Research published in the journal Nature Communications by the Leighton Group in CEMS provides the first full understanding of the mechanism behind the ultrahigh electrical conductivity of a class of materials called metallic delafossites. The work, led by graduate student Johnny Zhang and collaborators, focuses on a fascinating class of oxides exemplified by PdCoO₂. These materials are the most conductive oxides known, achieving higher conductivity than even gold, despite being complex oxides with two-dimensional crystal structures. This collaboration, featuring the groups of Leighton and Birol in CEMS, as well as coauthors in Earth and Environmental Sciences, the Characterization Facility, and the School of Physics and Astronomy, first realized a new approach to crystal growth of these materials, achieving 500X gains in size, and the highest structural and electrical quality yet reported.

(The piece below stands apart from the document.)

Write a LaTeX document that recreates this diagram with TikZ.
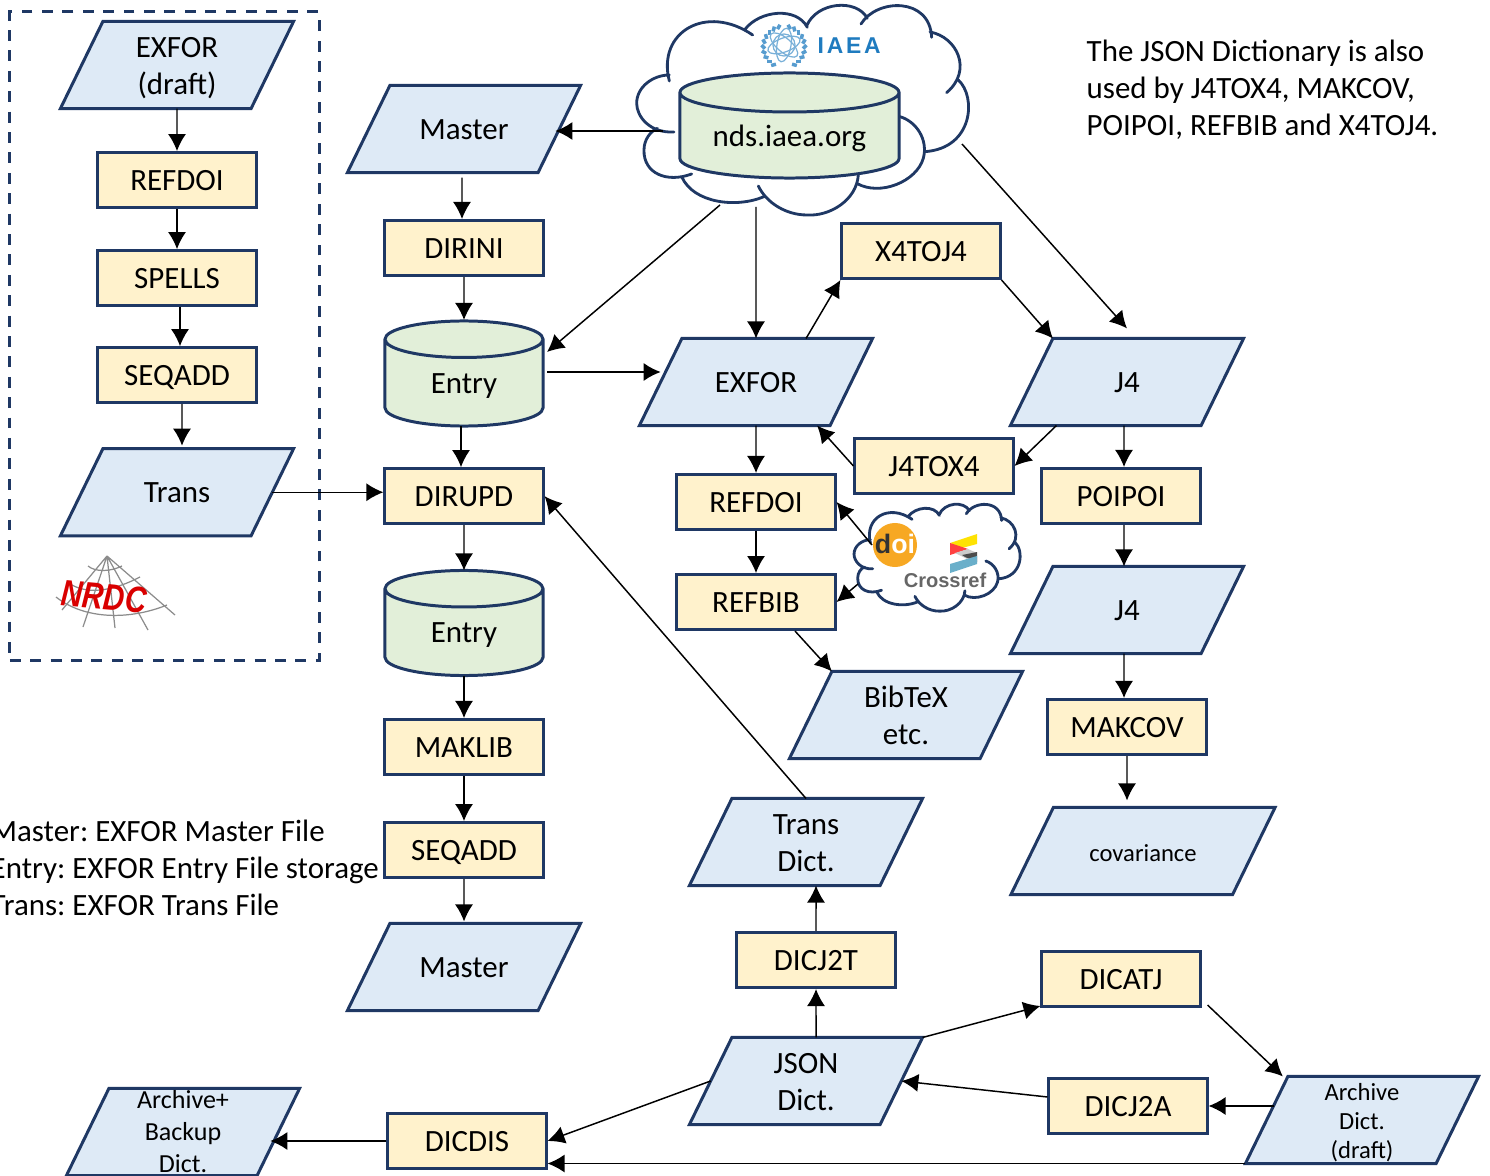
\documentclass[tikz,border=0pt]{standalone}
\usepackage{fontspec}
\setmainfont{Carlito}
\newfontfamily\logofont{Liberation Sans}
\newfontfamily\iaeafont[LetterSpace=12]{Liberation Sans}
\usetikzlibrary{arrows.meta,shapes.geometric}
\frenchspacing
\definecolor{navy}{HTML}{1F3864}
\definecolor{boxfill}{HTML}{FFF2CC}
\definecolor{filefill}{HTML}{DEEAF6}
\definecolor{storefill}{HTML}{E2EFD9}
\definecolor{iaeablue}{HTML}{1F7BBF}
\definecolor{doiorange}{HTML}{F7A823}
\newcommand{\txt}{\fontsize{8.8}{10.5}\selectfont}
\newcommand{\smalltxt}{\fontsize{7}{8.2}\selectfont}
\newcommand{\mlines}[2][-0.015cm]{\raisebox{#1}{\begin{tabular}[c]{@{}c@{}}#2\end{tabular}}}
\newcommand{\cloudoutline}[1]{
\draw[cloudline,#1]
	(118,243) .. controls (80,95) and (230,10) .. (368,105)
	(345,88) .. controls (390,30) and (500,20) .. (532,82)
	(530,78) .. controls (560,5) and (680,-5) .. (712,55)
	(693,72) .. controls (740,-5) and (900,-10) .. (905,112)
	(900,96) .. controls (980,110) and (1030,210) .. (950,278)
	(985,240) .. controls (1040,290) and (1030,445) .. (885,455)
	(810,350) .. controls (860,365) and (895,420) .. (880,475)
	.. controls (860,545) and (750,590) .. (680,550)
	(685,525) .. controls (680,600) and (600,650) .. (530,645)
	.. controls (470,645) and (410,610) .. (385,558)
	(402,590) .. controls (320,625) and (190,610) .. (155,530)
	(185,522) .. controls (110,550) and (40,520) .. (42,450)
	.. controls (42,420) and (60,395) .. (82,385)
	(132,396) .. controls (60,400) and (20,350) .. (20,310)
	.. controls (20,260) and (70,225) .. (118,225);
}
\tikzset{
>={Latex[width=1.8mm,length=1.7mm]},
	prog/.style={
		rectangle,
		fill=boxfill,
		draw=navy, line width=0.85pt,
		inner sep=0pt,
		minimum width=1.58cm,
		minimum height=0.55cm,
		text height=0.21cm,
		text depth=0pt,
		font=\txt},
	file/.style={
		trapezium,
		trapezium left angle=64,
		trapezium right angle=116,
		trapezium stretches body,
		fill=filefill,
		draw=navy, line width=0.85pt,
		inner sep=0pt,
		outer sep=0pt,
		minimum width=2.33cm,
		text height=0.535cm,
		text depth=0.335cm,
		font=\txt},
	store/.style={
		cylinder,
		shape border rotate=90,
		aspect=0.55,
		fill=storefill,
		draw=navy, line width=0.85pt,
		inner sep=0pt,
		outer sep=0pt,
		anchor=shape center,
		minimum width=1.58cm,
		minimum height=1.05cm,
		text height=0.2cm,
		text depth=0pt,
		font=\txt},
	conn/.style={->, line width=0.42pt},
	cloudline/.style={draw=navy, line width=0.8pt, line cap=round},
	note/.style={align=left, inner sep=0pt, anchor=west, font=\txt},
	groupbox/.style={draw=navy, line width=0.85pt, dash pattern=on 3.1pt off 2.7pt,
		minimum width=3.09cm, minimum height=6.48cm, inner sep=0pt}
}
\begin{document}
\begin{tikzpicture}[x=0.01cm, y=-0.01cm]
\useasboundingbox (0,0) rectangle (1490,1176);
% clouds
\cloudoutline{shift={(630,0)}, xscale=0.3333, yscale=0.3333}
\cloudoutline{shift={(850.7,501.5)}, xscale=0.1668, yscale=0.17}
% NRDC column
\node[groupbox] (nrdc) at (164.5,336) {};
\node[file] (draft) at (177,65) {\mlines{EXFOR\\(draft)}};
\node[prog, below of=draft, node distance=1.15cm] (refdoiA) {REFDOI};
\node[prog, below of=refdoiA, node distance=0.98cm] (spells) {SPELLS};
\node[prog, below of=spells, node distance=0.97cm] (seqaddA) {SEQADD};
\node[file, below of=seqaddA, node distance=1.17cm] (trans) {Trans};
% storage column
\node[file] (masterA) at (464,129) {Master};
\node[prog] (dirini) at (464,248) {DIRINI};
\node[store] (entryA) at (464,373.5) {Entry};
\node[prog, below of=dirini, node distance=2.48cm] (dirupd) {DIRUPD};
\node[store] (entryB) at (464,623) {Entry};
\node[prog] (maklib) at (464,747) {MAKLIB};
\node[prog, below of=maklib, node distance=1.03cm] (seqaddB) {SEQADD};
\node[file] (masterB) at (464,967) {Master};
% IAEA server
\node[store, minimum width=2.19cm, aspect=0.39] (nds) at (789.5,125.5) {\makebox[1cm]{nds.iaea.org}};
\node[font=\fontsize{6.5}{8}\iaeafont\bfseries, text=iaeablue, inner sep=0pt, anchor=west] (iaea) at (817,46) {IAEA};
\foreach \ang in {115,130,...,250} {
	\draw[iaeablue!75, line width=1pt] (784,47) ++(\ang:19) -- ++(\ang+50:5);
	\draw[iaeablue!75, line width=1pt] (784,47) ++(180-\ang:19) -- ++(130-\ang:5);
}
\foreach \ang in {20,80,140} {
	\draw[iaeablue!60, line width=0.35pt, rotate around={\ang:(784,45)}] (784,45) ellipse (17 and 7);
}
\draw[iaeablue!60, line width=0.35pt] (784,45) circle (11);
\coordinate (ndsW) at (663,131);
\coordinate (ndsSW) at (720,205);
\coordinate (ndsS) at (756,207);
\coordinate (ndsE) at (962,144);
% EXFOR and J4
\node[file] (exfor) at (756,382) {EXFOR};
\node[prog] (x4toj4) at (921,251) {X4TOJ4};
\node[prog] (j4tox4) at (934,466) {J4TOX4};
\node[prog] (refdoiB) at (756,502) {REFDOI};
\node[prog, below of=refdoiB, node distance=1cm] (refbib) {REFBIB};
\node[file] (bibtex) at (906,715) {\mlines{BibTeX\\etc.}};
\node[file] (jfourA) at (1127,382) {J4};
\node[prog] (poipoi) at (1121,496) {POIPOI};
\node[file] (jfourB) at (1127,610) {J4};
\node[prog] (makcov) at (1127,727) {MAKCOV};
\node[file, minimum width=2.64cm, font=\smalltxt] (cov) at (1143,851) {covariance};
% dictionaries
\node[file] (transdict) at (806,842) {\mlines{Trans\\Dict.}};
\node[prog] (dicjtwot) at (816,960) {DICJ2T};
\node[file] (json) at (806,1081) {\mlines{JSON\\Dict.}};
\node[prog] (dicatj) at (1121,979) {DICATJ};
\node[prog] (dicjtwoa) at (1128,1106) {DICJ2A};
\node[prog] (dicdis) at (467,1141) {DICDIS};
\node[file, font=\smalltxt] (archive) at (1362,1120) {\mlines[0cm]{Archive\\Dict.\\(draft)}};
\node[file, font=\fontsize{7.4}{9.1}\selectfont] (backup) at (183,1132) {\mlines[0.02cm]{Archive+\\Backup\\Dict.}};
% doi and Crossref
\node[circle, fill=doiorange, inner sep=0pt, minimum size=0.44cm] (doi) at (895,545) {};
\node[font=\fontsize{7.6}{10}\logofont\bfseries, inner sep=0pt] (doitxt) at (895,544) {\textcolor{black!80}{d}\textcolor{white}{oi}};
\node[font=\fontsize{5.7}{7}\logofont\bfseries, text=black!60, inner sep=0pt] (crossref) at (945,580) {Crossref};
\fill[yellow!85!orange] (950,543) -- (977,534) -- (977,544) -- (962,548) -- cycle;
\fill[red!75!white] (950,543) -- (968,549) -- (950,555) -- cycle;
\fill[black!20] (955,553) -- (968,549) -- (977,553) -- (967,559) -- cycle;
\fill[black!70] (962,555) -- (977,552) -- (977,562) -- (965,557) -- cycle;
\fill[cyan!70!black!70] (950,564) -- (977,556) -- (977,564) -- (950,573) -- cycle;
\coordinate (doiNW) at (872,545);
\coordinate (doiSW) at (858,584);
% NRDC logo
\draw[black!45, line width=0.35pt] (107,556) -- (62,610) (107,556) -- (83,627) (107,556) -- (115,628)
	(107,556) -- (148,630) (107,556) -- (175,615)
	(56,597) .. controls (85,620) and (130,620) .. (167,605)
	(72,585) .. controls (90,595) and (115,590) .. (140,577)
	(88,566) .. controls (95,572) and (110,572) .. (122,566);
\node[font=\fontsize{10.5}{12}\logofont\bfseries\itshape, text=red!85!black, inner sep=0pt, rotate=-5] (nrdclogo) at (104,597) {\scalebox{0.8}[1]{NRDC}};
% notes
\node[note] (usedby) at (1086,89.5) {The JSON Dictionary is also\\used by J4TOX4, MAKCOV,\\POIPOI, REFBIB and X4TOJ4.};
\node[note] (legend) at (-10,868) {Master: EXFOR Master File\\Entry: EXFOR Entry File storage\\Trans: EXFOR Trans File};
% connectors
\draw[conn] (draft.south) -- (refdoiA.north);
\draw[conn] (refdoiA.south) -- (spells.north);
\draw[conn] ([xshift=0.03cm]spells.south) -- ([xshift=0.03cm]seqaddA.north);
\draw[conn] ([xshift=0.05cm]seqaddA.south) -- ([xshift=0.05cm,yshift=0.03cm]trans.north);
\draw[conn] (trans.east) -- (trans.east -| dirupd.west);
\draw[conn] ([xshift=-0.02cm,yshift=-0.05cm]masterA.south) -- ([xshift=-0.02cm]dirini.north);
\draw[conn] (dirini.south) -- ([yshift=0.01cm]entryA.north);
\draw[conn] ([xshift=-0.03cm]entryA.south) -- ([xshift=-0.03cm]dirupd.north);
\draw[conn] (dirupd.south) -- (entryB.north);
\draw[conn] (entryB.south) -- (maklib.north);
\draw[conn] (maklib.south) -- (seqaddB.north);
\draw[conn] (seqaddB.south) -- ([yshift=0.02cm]masterB.north);
\draw[conn] (ndsW) -- ([xshift=-0.04cm]masterA.east |- ndsW);
\draw[conn] (ndsSW) -- ([xshift=0.83cm,yshift=0.215cm]entryA.shape center);
\draw[conn] (ndsS) -- (exfor.north);
\draw[conn] (ndsE) -- ([yshift=0.1cm]jfourA.north);
\draw[conn] ([xshift=0.83cm,yshift=0.015cm]entryA.shape center) -- ([yshift=0.015cm]entryA.shape center -| exfor.west);
\draw[conn] ([xshift=0.5cm]exfor.north) -- (x4toj4.south west);
\draw[conn] (x4toj4.south east) -- (jfourA.top left corner);
\draw[conn] ([xshift=0.46cm]jfourA.bottom left corner) -- (j4tox4.east);
\draw[conn] (j4tox4.west) -- ([xshift=-0.13cm]exfor.bottom right corner);
\draw[conn] ([xshift=-0.03cm]jfourA.south) -- ([xshift=0.03cm]poipoi.north);
\draw[conn] (exfor.south) -- (refdoiB.north);
\draw[conn] (refdoiB.south) -- (refbib.north);
\draw[conn] (doiNW) -- (refdoiB.east);
\draw[conn] (doiSW) -- (refbib.east);
\draw[conn] ([xshift=0.39cm]refbib.south) -- (bibtex.top left corner);
\draw[conn] ([xshift=0.03cm]poipoi.south) -- ([xshift=-0.03cm]jfourB.north);
\draw[conn] ([xshift=-0.03cm]jfourB.south) -- ([xshift=-0.03cm]makcov.north);
\draw[conn] (makcov.south) -- ([yshift=0.07cm,xshift=-0.16cm]cov.north);
\draw[conn] (transdict.north) -- (dirupd.east);
\draw[conn] (dicjtwot.north) -- ([xshift=0.1cm]transdict.south);
\draw[conn] ([xshift=0.1cm]json.north) -- (dicjtwot.south);
\draw[conn] (json.top right corner) -- ([yshift=0.02cm]dicatj.south west);
\draw[conn] ([xshift=0.06cm,yshift=0.03cm]dicatj.south east) -- ([xshift=-0.05cm]archive.top left corner);
\draw[conn] ([xshift=0.07cm]archive.west |- dicjtwoa.east) -- (dicjtwoa.east);
\draw[conn] ([yshift=0.09cm]dicjtwoa.west) -- (json.east);
\draw[conn] (json.west) -- (dicdis.east);
\draw[conn] (dicdis.west) -- ([xshift=-0.08cm]dicdis.west -| backup.east);
\draw[conn] (archive.bottom left corner) -- (archive.bottom left corner -| dicdis.east);
\end{tikzpicture}
\end{document}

It was then shown that the key to the ultrahigh conductivity is a “sublattice purification” mechanism, where the insulating atomic layers in these materials absorb the vast majority of the impurities and defects, leaving highly perfect metallic layers in which electrical current flows. 

The work was published on February 15^th, 2024, and is free to read at: https://www.nature.com/articles/s41467-024-45239-6. The work was funded by the Department of Energy through the Center for Quantum Materials.